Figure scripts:
───
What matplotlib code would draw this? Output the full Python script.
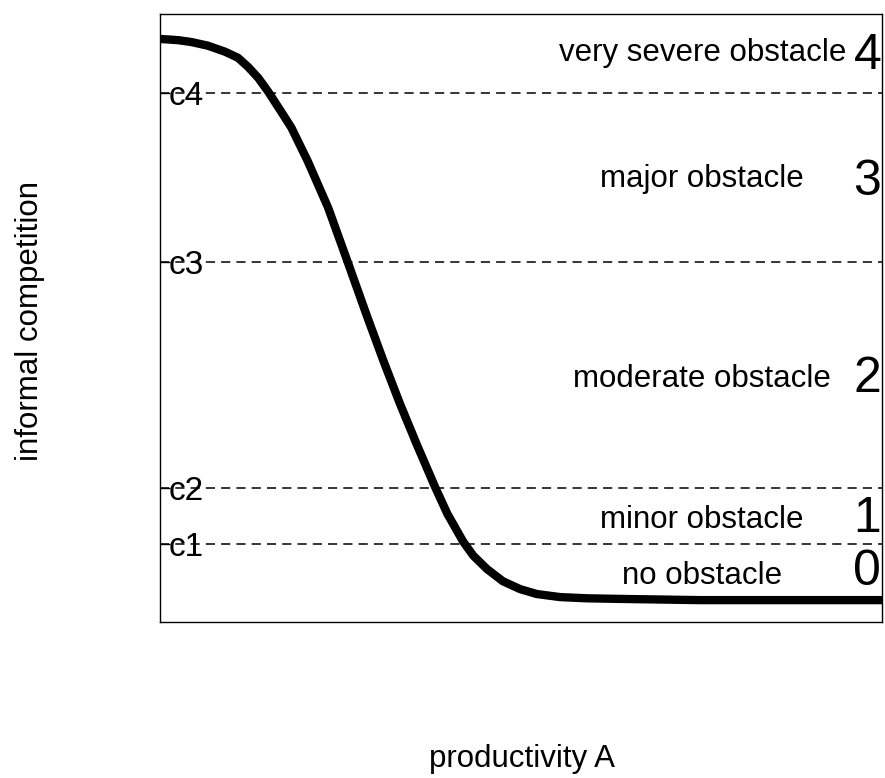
import matplotlib
matplotlib.use("Agg")
import matplotlib.pyplot as plt

plt.rcParams["font.family"] = ["Liberation Sans", "DejaVu Sans"]

# curve (x: productivity 0..10, y: informal competition 0..10)
prod = [0, 0.25, 0.43, 0.66, 0.90, 1.08, 1.22, 1.36, 1.50, 1.68, 1.82, 2.05,
        2.33, 2.60, 2.87, 3.09, 3.32, 3.56, 3.81, 3.98, 4.20, 4.34, 4.53,
        4.75, 4.99, 5.22, 5.54, 5.91, 6.37, 7.48, 8.86, 10]
comp = [9.59, 9.57, 9.54, 9.48, 9.38, 9.28, 9.13, 8.95, 8.72, 8.39, 8.13, 7.57,
        6.81, 5.92, 5.02, 4.31, 3.60, 2.91, 2.22, 1.78, 1.32, 1.09, 0.87,
        0.67, 0.54, 0.46, 0.41, 0.39, 0.38, 0.36, 0.36, 0.36]

cuts = [1.28, 2.20, 5.92, 8.70]
cut_labels = ["c1", "c2", "c3", "c4"]

categories = ["no obstacle", "minor obstacle", "moderate obstacle",
              "major obstacle", "very severe obstacle"]
codes = ["0", "1", "2", "3", "4"]
cat_y = [0.76, 1.68, 4.00, 7.29, 9.36]   # vertical spot of each label
code_y = [0.83, 1.70, 4.00, 7.23, 9.31]

fig = plt.figure(figsize=(8.85, 7.78), dpi=100)
ax = fig.add_axes([0.1808, 0.2005, 0.8158, 0.7815])

ax.plot(prod, comp, color="black", lw=6, solid_joinstyle="round",
        solid_capstyle="butt")
for c in cuts:
    ax.axhline(c, color="black", lw=1.1, ls=(0, (6, 4)))

for name, y in zip(categories, cat_y):
    ax.text(7.51, y, name, ha="center", va="center", fontsize=22.5)
for code, y in zip(codes, code_y):
    ax.text(9.99, y, code, ha="right", va="center", fontsize=36)

ax.set_xlim(0, 10)
ax.set_ylim(0, 10)
ax.set_xticks([])
ax.set_yticks(cuts)
ax.set_yticklabels(cut_labels, fontsize=24, ha="left")
ax.tick_params(axis="y", direction="in", length=7, width=1, pad=-6)
for s in ax.spines.values():
    s.set_linewidth(1.0)

fig.text(0.034, 0.587, "informal competition", rotation=90,
         ha="center", va="center", fontsize=22.5)
fig.text(0.590, 0.025, "productivity A", ha="center", va="center",
         fontsize=22.5)

fig.savefig("out.png", dpi=100, facecolor="white")
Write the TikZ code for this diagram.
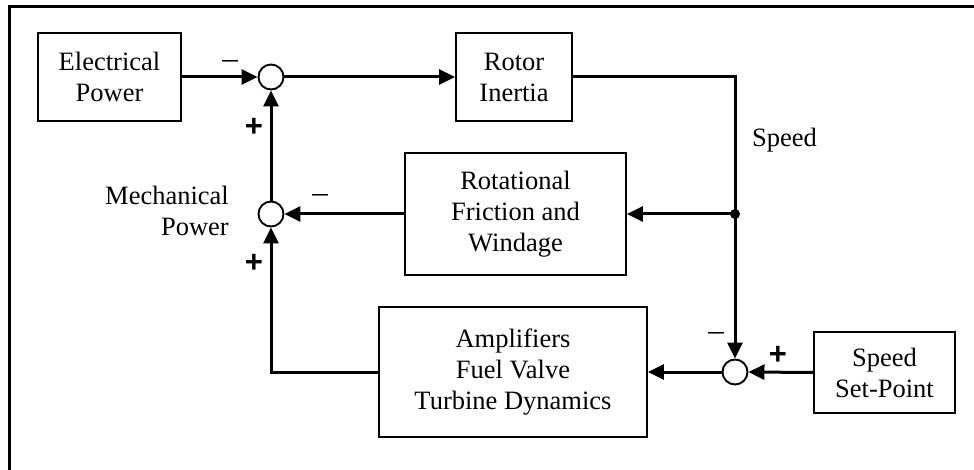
───
> THE EXERCISE:
Using the material above, retype each entry exactly and omit the pictures.

> EXERCISE OUTPUT:
What matplotlib code would draw this? Output the full Python script.
import matplotlib
matplotlib.use("Agg")
import matplotlib.pyplot as plt

plt.rcParams["font.family"] = ["Liberation Sans", "DejaVu Sans"]

# curve (x: productivity 0..10, y: informal competition 0..10)
prod = [0, 0.25, 0.43, 0.66, 0.90, 1.08, 1.22, 1.36, 1.50, 1.68, 1.82, 2.05,
        2.33, 2.60, 2.87, 3.09, 3.32, 3.56, 3.81, 3.98, 4.20, 4.34, 4.53,
        4.75, 4.99, 5.22, 5.54, 5.91, 6.37, 7.48, 8.86, 10]
comp = [9.59, 9.57, 9.54, 9.48, 9.38, 9.28, 9.13, 8.95, 8.72, 8.39, 8.13, 7.57,
        6.81, 5.92, 5.02, 4.31, 3.60, 2.91, 2.22, 1.78, 1.32, 1.09, 0.87,
        0.67, 0.54, 0.46, 0.41, 0.39, 0.38, 0.36, 0.36, 0.36]

cuts = [1.28, 2.20, 5.92, 8.70]
cut_labels = ["c1", "c2", "c3", "c4"]

categories = ["no obstacle", "minor obstacle", "moderate obstacle",
              "major obstacle", "very severe obstacle"]
codes = ["0", "1", "2", "3", "4"]
cat_y = [0.76, 1.68, 4.00, 7.29, 9.36]   # vertical spot of each label
code_y = [0.83, 1.70, 4.00, 7.23, 9.31]

fig = plt.figure(figsize=(8.85, 7.78), dpi=100)
ax = fig.add_axes([0.1808, 0.2005, 0.8158, 0.7815])

ax.plot(prod, comp, color="black", lw=6, solid_joinstyle="round",
        solid_capstyle="butt")
for c in cuts:
    ax.axhline(c, color="black", lw=1.1, ls=(0, (6, 4)))

for name, y in zip(categories, cat_y):
    ax.text(7.51, y, name, ha="center", va="center", fontsize=22.5)
for code, y in zip(codes, code_y):
    ax.text(9.99, y, code, ha="right", va="center", fontsize=36)

ax.set_xlim(0, 10)
ax.set_ylim(0, 10)
ax.set_xticks([])
ax.set_yticks(cuts)
ax.set_yticklabels(cut_labels, fontsize=24, ha="left")
ax.tick_params(axis="y", direction="in", length=7, width=1, pad=-6)
for s in ax.spines.values():
    s.set_linewidth(1.0)

fig.text(0.034, 0.587, "informal competition", rotation=90,
         ha="center", va="center", fontsize=22.5)
fig.text(0.590, 0.025, "productivity A", ha="center", va="center",
         fontsize=22.5)

fig.savefig("out.png", dpi=100, facecolor="white")
Write the TikZ code for this diagram.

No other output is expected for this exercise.